22 August 2023

Hugos 2023: Supergirl: Woman of Tomorrow by Tom King and Bilquis Evely

Supergirl: Woman of Tomorrow

Collection published: 2022
Contents originally published: 2021-22
Acquired: July 2023
Read: August 2023

Writer: Tom King
Artist: Bilquis Evely
Colorist: Matheus Lopez
Letterer: Clayton Cowles

This is Tom King's third nomination for the Hugo Award for Best Graphic Story or Comic, this time with artist Bilquis Evely for a Supergirl story. While the previous Tom King comics I've read have all been about taking apart heroes, breaking them down in the face of the violence at the core of the medium, this one takes a different approach to Supergirl, showing what makes her keep going (even if admitting to a bit of tragedy and darkness).

The basic premise is that on Kara's twenty-first birthday, she travels to an alien planet with a red sun in order to get drunk and feel it without her powers; she happens to get caught up in the quest of a girl named Ruthye to hunt down the man who killed her father—and then that killer makes off with Kara's ship into space. So Supergirl and Ruthye go on a quest across galaxies to find that man and bring him to justice. The story is narrated by Ruthye, and we entirely see Supergirl through her eyes, always at a remove. The narration is dense, but it really works, and what the narration doesn't give us, Evely's beautiful art does, highlighting the strength and flaws of this powerful woman.

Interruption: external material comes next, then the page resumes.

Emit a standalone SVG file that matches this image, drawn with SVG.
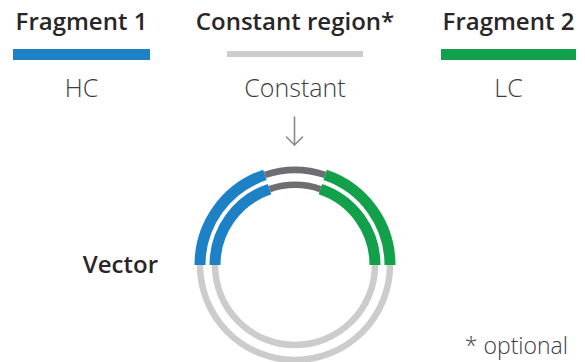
<svg xmlns="http://www.w3.org/2000/svg" width="585" height="362" viewBox="0 0 585 362">
  <style>
    .title { font-family: "Open Sans", Lato, "Liberation Sans", sans-serif; font-weight: 600; font-size: 24px; fill: #2a2628; }
    .sub { font-family: "Open Sans", Lato, "Liberation Sans", sans-serif; font-weight: 300; font-size: 25px; fill: #3d3d3f; }
    .note { font-size: 23px; }
    .blue { stroke: #1f81c5; }
    .green { stroke: #13a04b; }
    .dark { stroke: #6d6e71; }
    .light { stroke: #cccccc; }
    .arc { fill: none; stroke-linecap: butt; }
    .fat { stroke-width: 11; }
    .thin { stroke-width: 6.5; }
  </style>
  <rect width="585" height="362" fill="#ffffff"/>

  <!-- legend: fragment 1 -->
  <g id="fragment1">
    <text class="title" x="81.5" y="30" text-anchor="middle">Fragment 1</text>
    <rect x="13" y="49" width="137" height="11" fill="#1f81c5"/>
    <text class="sub" x="81.5" y="97" text-anchor="middle">HC</text>
  </g>

  <!-- legend: constant region -->
  <g id="constant">
    <text class="title" x="295" y="30" text-anchor="middle">Constant region*</text>
    <rect x="227" y="51" width="136" height="6" fill="#cccccc"/>
    <text class="sub" x="295" y="97" text-anchor="middle">Constant</text>
  </g>

  <!-- legend: fragment 2 -->
  <g id="fragment2">
    <text class="title" x="508.5" y="30" text-anchor="middle">Fragment 2</text>
    <rect x="441" y="49" width="135" height="11" fill="#13a04b"/>
    <text class="sub" x="508.5" y="97" text-anchor="middle">LC</text>
  </g>

  <!-- assembly arrow -->
  <g id="connectors" fill="none" stroke="#8a8a8a" stroke-width="1.6" stroke-linecap="round" stroke-linejoin="round">
    <path d="M294.5,117 V145"/>
    <path d="M286.5,137 L294.5,145 L302.5,137"/>
  </g>

  <!-- vector: two concentric rings centred at (295,265) -->
  <g id="vector">
    <text class="title" x="158" y="273" text-anchor="end">Vector</text>
    <!-- outer ring, r = 95 -->
    <path class="arc thin light" d="M390,265 A95,95 0 0 1 200,265"/>
    <path class="arc thin dark" d="M264.9,174.9 A95,95 0 0 1 325.1,174.9"/>
    <path class="arc fat blue" d="M200,265 A95,95 0 0 1 264.9,174.9"/>
    <path class="arc fat green" d="M325.1,174.9 A95,95 0 0 1 390,265"/>
    <!-- inner ring, r = 80 -->
    <path class="arc thin light" d="M375,265 A80,80 0 0 1 215,265"/>
    <path class="arc thin dark" d="M269.6,189.1 A80,80 0 0 1 320.4,189.1"/>
    <path class="arc fat blue" d="M215,265 A80,80 0 0 1 269.6,189.1"/>
    <path class="arc fat green" d="M320.4,189.1 A80,80 0 0 1 375,265"/>
  </g>

  <!-- footnote -->
  <text class="sub note" x="568" y="354" text-anchor="end">* optional</text>
</svg>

The story shows what make Supergirl Supergirl: not the powers (though they certainly help), but how she chooses to use them—which goes back, as one flashback chapter points out, to before she had the powers. I though that issue (#6: "Home, Family, and Revenge") was the single best Supergirl origin I have read, really tapping into the tragedy in a way that other origins (such as Jeph Loeb and Michael Turner's shit) have neglected, and it's beautifully paired with Supergirl riding Comet the Super-Horse in a desperate race. King embraces the tragedy of Kara Zor-El, but he also doesn't shy away from the ridiculousness of the history of the character.

Overall, I really liked it. Surely the best of Big Two superhero comics, and I was glad to have an excuse to pick it up and read it. It's my first Best Graphic Story finalist, but it feels like the one to beat.

(I will say, though, that content appropriateness choices at DC continue to baffle me, just like with Strange Adventures. Genocide and mass graves? A-okay! Someone saying "fuck"? Better cover that #%$&@ up with grawlixes! They throw me out every time. Either actually swear or don't.)